======== Supplied information ========
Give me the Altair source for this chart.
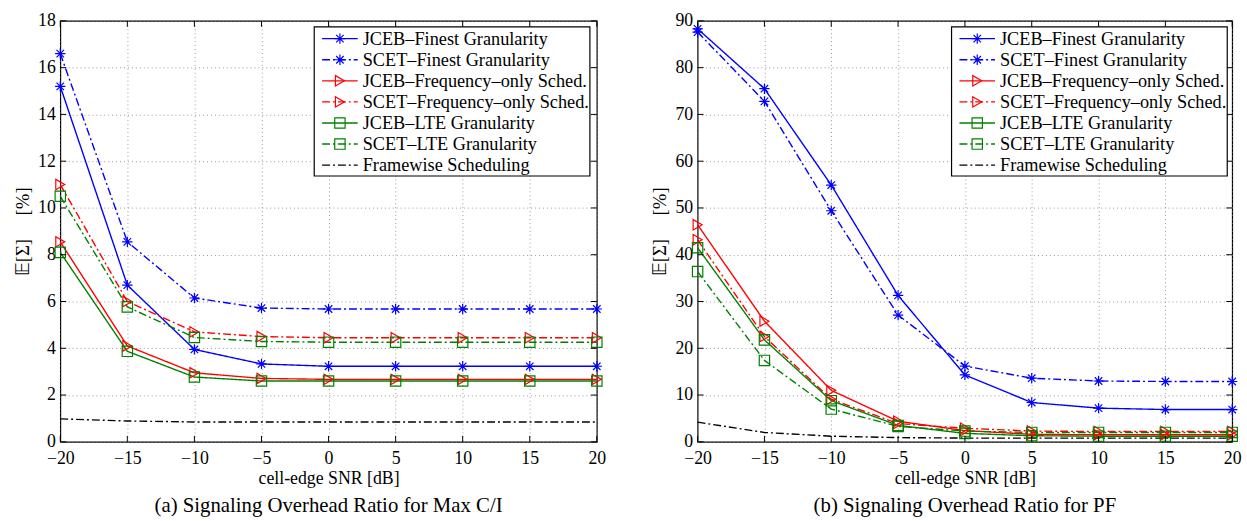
import altair as alt
import pandas as pd

snr = [-20, -15, -10, -5, 0, 5, 10, 15, 20]

names = [
    "JCEB–Finest Granularity",
    "SCET–Finest Granularity",
    "JCEB–Frequency–only Sched.",
    "SCET–Frequency–only Sched.",
    "JCEB–LTE Granularity",
    "SCET–LTE Granularity",
    "Framewise Scheduling",
]

# (a) Max C/I
a_jceb_fine = [15.2, 6.7, 3.95, 3.33, 3.23, 3.23, 3.23, 3.23, 3.23]
a_scet_fine = [16.6, 8.55, 6.15, 5.72, 5.68, 5.68, 5.68, 5.68, 5.68]
a_jceb_freq = [8.55, 4.1, 2.95, 2.71, 2.67, 2.67, 2.67, 2.67, 2.67]
a_scet_freq = [11.0, 6.0, 4.7, 4.5, 4.45, 4.45, 4.45, 4.45, 4.45]
a_jceb_lte = [8.1, 3.87, 2.77, 2.6, 2.6, 2.6, 2.6, 2.6, 2.6]
a_scet_lte = [10.5, 5.77, 4.46, 4.29, 4.26, 4.26, 4.26, 4.26, 4.26]
a_frame = [0.98, 0.89, 0.85, 0.85, 0.85, 0.85, 0.85, 0.85, 0.85]

# (b) PF
b_jceb_fine = [88.3, 75.5, 54.9, 31.3, 14.3, 8.4, 7.2, 6.9, 6.9]
b_scet_fine = [87.6, 72.8, 49.4, 27.1, 16.2, 13.6, 13.0, 12.9, 12.9]
b_jceb_freq = [46.4, 25.8, 11.0, 4.4, 2.4, 1.6, 1.5, 1.5, 1.5]
b_scet_freq = [43.2, 22.5, 9.1, 3.9, 2.9, 2.3, 2.2, 2.2, 2.2]
b_jceb_lte = [41.5, 21.8, 8.8, 3.5, 1.8, 1.3, 1.2, 1.2, 1.2]
b_scet_lte = [36.4, 17.4, 7.0, 3.3, 2.3, 2.0, 2.0, 2.0, 2.0]
b_frame = [4.2, 2.0, 1.2, 0.9, 0.8, 0.8, 0.8, 0.8, 0.8]

a_yticks = [0, 2, 4, 6, 8, 10, 12, 14, 16, 18]
b_yticks = [0, 10, 20, 30, 40, 50, 60, 70, 80, 90]

colors = ["#0000ff", "#0000ff", "#ff0000", "#ff0000", "#008000", "#008000", "#000000"]
dd = [8, 3, 2, 3]
dashes = [[1, 0], dd, [1, 0], dd, [1, 0], dd, dd]
asterisk = "M-1,0L1,0M0,-1L0,1M-0.72,-0.72L0.72,0.72M-0.72,0.72L0.72,-0.72"
shapes = [asterisk, asterisk, "triangle-right", "triangle-right", "square", "square"]
sizes = [110, 110, 140, 140, 75, 75]

H = 426
FONT = "Liberation Serif"


def panel(series_vals, ymax, yticks, caption, W):
    rows = []
    for n, vals in zip(names, series_vals):
        for x, v in zip(snr, vals):
            rows.append({"snr": x, "val": v, "series": n})
    df = pd.DataFrame(rows)
    xs = alt.Scale(domain=[-20, 20], nice=False, zero=False)
    ys = alt.Scale(domain=[0, ymax], nice=False)
    color = alt.Color("series:N", scale=alt.Scale(domain=names, range=colors), legend=None)
    dash = alt.StrokeDash("series:N", scale=alt.Scale(domain=names, range=dashes), legend=None)
    shape = alt.Shape("series:N", scale=alt.Scale(domain=names[:6], range=shapes), legend=None)
    size = alt.Size("series:N", scale=alt.Scale(domain=names[:6], range=sizes), legend=None)
    nofw = alt.datum.series != "Framewise Scheduling"

    xenc = alt.X("snr:Q", scale=xs, axis=alt.Axis(values=snr, title="cell-edge SNR [dB]",
                                                    labelFlush=False, labelPadding=8,
                                                    titlePadding=2))
    yenc = alt.Y("val:Q", scale=ys, axis=alt.Axis(
        values=yticks, title="𝔼[Σ]\u00a0\u00a0\u00a0\u00a0\u00a0[%]",
        titleFontSize=19, titlePadding=5))

    base = alt.Chart(df)
    lines = base.mark_line(strokeWidth=1.4).encode(
        x=xenc, y=yenc, color=color, strokeDash=dash, detail="series:N", order="snr:Q"
    )
    points = base.transform_filter(nofw).mark_point(filled=False, strokeWidth=1.2, opacity=1).encode(
        x=alt.X("snr:Q", scale=xs), y=alt.Y("val:Q", scale=ys), color=color, shape=shape, size=size
    )
    ydf = pd.DataFrame({"val": yticks})
    xdf = pd.DataFrame({"snr": snr})
    lt = alt.Chart(ydf).mark_rule(color="black", strokeWidth=1).encode(
        y=alt.Y("val:Q", scale=ys), x=alt.value(0), x2=alt.value(6))
    rt = alt.Chart(ydf).mark_rule(color="black", strokeWidth=1).encode(
        y=alt.Y("val:Q", scale=ys), x=alt.value(W - 6), x2=alt.value(W))
    bt = alt.Chart(xdf).mark_rule(color="black", strokeWidth=1).encode(
        x=alt.X("snr:Q", scale=xs), y=alt.value(H - 6), y2=alt.value(H))
    tt = alt.Chart(xdf).mark_rule(color="black", strokeWidth=1).encode(
        x=alt.X("snr:Q", scale=xs), y=alt.value(0), y2=alt.value(6))
    data_group = alt.layer(lines, points, lt, rt, bt, tt)

    leg_df = pd.DataFrame({"series": names, "row": list(range(len(names)))})
    ly = alt.Y("row:Q", scale=alt.Scale(domain=[0, 6], range=[18, 146], nice=False, zero=False), axis=None)
    box = alt.Chart(pd.DataFrame({"k": [0]})).mark_rect(
        fill="white", stroke="black", strokeWidth=1.2
    ).encode(x=alt.value(257), x2=alt.value(536), y=alt.value(6), y2=alt.value(157))
    leg_lines = alt.Chart(leg_df).mark_rule(strokeWidth=1.4).encode(
        x=alt.value(265), x2=alt.value(301), y=ly, color=color, strokeDash=dash)
    leg_pts = alt.Chart(leg_df).transform_filter(nofw).mark_point(
        filled=False, strokeWidth=1.2, opacity=1).encode(
        x=alt.value(283), y=ly, color=color, shape=shape, size=size)
    leg_txt = alt.Chart(leg_df).mark_text(
        align="left", baseline="middle", font=FONT, fontSize=18.5, color="black"
    ).encode(x=alt.value(306), y=ly, text="series:N")
    legend_group = alt.layer(box, leg_lines, leg_pts, leg_txt)

    return alt.layer(data_group, legend_group).resolve_scale(y="independent").properties(
        width=W, height=H,
        title=alt.TitleParams(caption, orient="bottom", offset=8, anchor="middle"),
    )


pa = panel([a_jceb_fine, a_scet_fine, a_jceb_freq, a_scet_freq, a_jceb_lte, a_scet_lte, a_frame],
           18, a_yticks, "(a) Signaling Overhead Ratio for Max C/I", 543)
pb = panel([b_jceb_fine, b_scet_fine, b_jceb_freq, b_scet_freq, b_jceb_lte, b_scet_lte, b_frame],
           90, b_yticks, "(b) Signaling Overhead Ratio for PF", 541)

chart = alt.hconcat(pa, pb, spacing=44).properties(
    padding={"left": 13, "top": 8, "right": 5, "bottom": 0},
    background="white",
).configure_view(stroke="black", strokeWidth=1.2).configure_axis(
    labelFont=FONT, labelFontSize=18, labelColor="black",
    titleFont=FONT, titleFontSize=18, titleFontWeight="normal", titleColor="black",
    grid=True, gridColor="#808080", gridDash=[1, 3], gridWidth=0.8,
    ticks=False, domain=False, labelPadding=5,
).configure_title(font=FONT, fontSize=21, fontWeight="normal", color="black")

chart.save("out.html", embed_options={"renderer": "svg", "actions": False})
========
Your goal
Copy every line of the data word for word, omitting the images.

Task result
Give me the Altair source for this chart.
import altair as alt
import pandas as pd

snr = [-20, -15, -10, -5, 0, 5, 10, 15, 20]

names = [
    "JCEB–Finest Granularity",
    "SCET–Finest Granularity",
    "JCEB–Frequency–only Sched.",
    "SCET–Frequency–only Sched.",
    "JCEB–LTE Granularity",
    "SCET–LTE Granularity",
    "Framewise Scheduling",
]

# (a) Max C/I
a_jceb_fine = [15.2, 6.7, 3.95, 3.33, 3.23, 3.23, 3.23, 3.23, 3.23]
a_scet_fine = [16.6, 8.55, 6.15, 5.72, 5.68, 5.68, 5.68, 5.68, 5.68]
a_jceb_freq = [8.55, 4.1, 2.95, 2.71, 2.67, 2.67, 2.67, 2.67, 2.67]
a_scet_freq = [11.0, 6.0, 4.7, 4.5, 4.45, 4.45, 4.45, 4.45, 4.45]
a_jceb_lte = [8.1, 3.87, 2.77, 2.6, 2.6, 2.6, 2.6, 2.6, 2.6]
a_scet_lte = [10.5, 5.77, 4.46, 4.29, 4.26, 4.26, 4.26, 4.26, 4.26]
a_frame = [0.98, 0.89, 0.85, 0.85, 0.85, 0.85, 0.85, 0.85, 0.85]

# (b) PF
b_jceb_fine = [88.3, 75.5, 54.9, 31.3, 14.3, 8.4, 7.2, 6.9, 6.9]
b_scet_fine = [87.6, 72.8, 49.4, 27.1, 16.2, 13.6, 13.0, 12.9, 12.9]
b_jceb_freq = [46.4, 25.8, 11.0, 4.4, 2.4, 1.6, 1.5, 1.5, 1.5]
b_scet_freq = [43.2, 22.5, 9.1, 3.9, 2.9, 2.3, 2.2, 2.2, 2.2]
b_jceb_lte = [41.5, 21.8, 8.8, 3.5, 1.8, 1.3, 1.2, 1.2, 1.2]
b_scet_lte = [36.4, 17.4, 7.0, 3.3, 2.3, 2.0, 2.0, 2.0, 2.0]
b_frame = [4.2, 2.0, 1.2, 0.9, 0.8, 0.8, 0.8, 0.8, 0.8]

a_yticks = [0, 2, 4, 6, 8, 10, 12, 14, 16, 18]
b_yticks = [0, 10, 20, 30, 40, 50, 60, 70, 80, 90]

colors = ["#0000ff", "#0000ff", "#ff0000", "#ff0000", "#008000", "#008000", "#000000"]
dd = [8, 3, 2, 3]
dashes = [[1, 0], dd, [1, 0], dd, [1, 0], dd, dd]
asterisk = "M-1,0L1,0M0,-1L0,1M-0.72,-0.72L0.72,0.72M-0.72,0.72L0.72,-0.72"
shapes = [asterisk, asterisk, "triangle-right", "triangle-right", "square", "square"]
sizes = [110, 110, 140, 140, 75, 75]

H = 426
FONT = "Liberation Serif"


def panel(series_vals, ymax, yticks, caption, W):
    rows = []
    for n, vals in zip(names, series_vals):
        for x, v in zip(snr, vals):
            rows.append({"snr": x, "val": v, "series": n})
    df = pd.DataFrame(rows)
    xs = alt.Scale(domain=[-20, 20], nice=False, zero=False)
    ys = alt.Scale(domain=[0, ymax], nice=False)
    color = alt.Color("series:N", scale=alt.Scale(domain=names, range=colors), legend=None)
    dash = alt.StrokeDash("series:N", scale=alt.Scale(domain=names, range=dashes), legend=None)
    shape = alt.Shape("series:N", scale=alt.Scale(domain=names[:6], range=shapes), legend=None)
    size = alt.Size("series:N", scale=alt.Scale(domain=names[:6], range=sizes), legend=None)
    nofw = alt.datum.series != "Framewise Scheduling"

    xenc = alt.X("snr:Q", scale=xs, axis=alt.Axis(values=snr, title="cell-edge SNR [dB]",
                                                    labelFlush=False, labelPadding=8,
                                                    titlePadding=2))
    yenc = alt.Y("val:Q", scale=ys, axis=alt.Axis(
        values=yticks, title="𝔼[Σ]\u00a0\u00a0\u00a0\u00a0\u00a0[%]",
        titleFontSize=19, titlePadding=5))

    base = alt.Chart(df)
    lines = base.mark_line(strokeWidth=1.4).encode(
        x=xenc, y=yenc, color=color, strokeDash=dash, detail="series:N", order="snr:Q"
    )
    points = base.transform_filter(nofw).mark_point(filled=False, strokeWidth=1.2, opacity=1).encode(
        x=alt.X("snr:Q", scale=xs), y=alt.Y("val:Q", scale=ys), color=color, shape=shape, size=size
    )
    ydf = pd.DataFrame({"val": yticks})
    xdf = pd.DataFrame({"snr": snr})
    lt = alt.Chart(ydf).mark_rule(color="black", strokeWidth=1).encode(
        y=alt.Y("val:Q", scale=ys), x=alt.value(0), x2=alt.value(6))
    rt = alt.Chart(ydf).mark_rule(color="black", strokeWidth=1).encode(
        y=alt.Y("val:Q", scale=ys), x=alt.value(W - 6), x2=alt.value(W))
    bt = alt.Chart(xdf).mark_rule(color="black", strokeWidth=1).encode(
        x=alt.X("snr:Q", scale=xs), y=alt.value(H - 6), y2=alt.value(H))
    tt = alt.Chart(xdf).mark_rule(color="black", strokeWidth=1).encode(
        x=alt.X("snr:Q", scale=xs), y=alt.value(0), y2=alt.value(6))
    data_group = alt.layer(lines, points, lt, rt, bt, tt)

    leg_df = pd.DataFrame({"series": names, "row": list(range(len(names)))})
    ly = alt.Y("row:Q", scale=alt.Scale(domain=[0, 6], range=[18, 146], nice=False, zero=False), axis=None)
    box = alt.Chart(pd.DataFrame({"k": [0]})).mark_rect(
        fill="white", stroke="black", strokeWidth=1.2
    ).encode(x=alt.value(257), x2=alt.value(536), y=alt.value(6), y2=alt.value(157))
    leg_lines = alt.Chart(leg_df).mark_rule(strokeWidth=1.4).encode(
        x=alt.value(265), x2=alt.value(301), y=ly, color=color, strokeDash=dash)
    leg_pts = alt.Chart(leg_df).transform_filter(nofw).mark_point(
        filled=False, strokeWidth=1.2, opacity=1).encode(
        x=alt.value(283), y=ly, color=color, shape=shape, size=size)
    leg_txt = alt.Chart(leg_df).mark_text(
        align="left", baseline="middle", font=FONT, fontSize=18.5, color="black"
    ).encode(x=alt.value(306), y=ly, text="series:N")
    legend_group = alt.layer(box, leg_lines, leg_pts, leg_txt)

    return alt.layer(data_group, legend_group).resolve_scale(y="independent").properties(
        width=W, height=H,
        title=alt.TitleParams(caption, orient="bottom", offset=8, anchor="middle"),
    )


pa = panel([a_jceb_fine, a_scet_fine, a_jceb_freq, a_scet_freq, a_jceb_lte, a_scet_lte, a_frame],
           18, a_yticks, "(a) Signaling Overhead Ratio for Max C/I", 543)
pb = panel([b_jceb_fine, b_scet_fine, b_jceb_freq, b_scet_freq, b_jceb_lte, b_scet_lte, b_frame],
           90, b_yticks, "(b) Signaling Overhead Ratio for PF", 541)

chart = alt.hconcat(pa, pb, spacing=44).properties(
    padding={"left": 13, "top": 8, "right": 5, "bottom": 0},
    background="white",
).configure_view(stroke="black", strokeWidth=1.2).configure_axis(
    labelFont=FONT, labelFontSize=18, labelColor="black",
    titleFont=FONT, titleFontSize=18, titleFontWeight="normal", titleColor="black",
    grid=True, gridColor="#808080", gridDash=[1, 3], gridWidth=0.8,
    ticks=False, domain=False, labelPadding=5,
).configure_title(font=FONT, fontSize=21, fontWeight="normal", color="black")

chart.save("out.html", embed_options={"renderer": "svg", "actions": False})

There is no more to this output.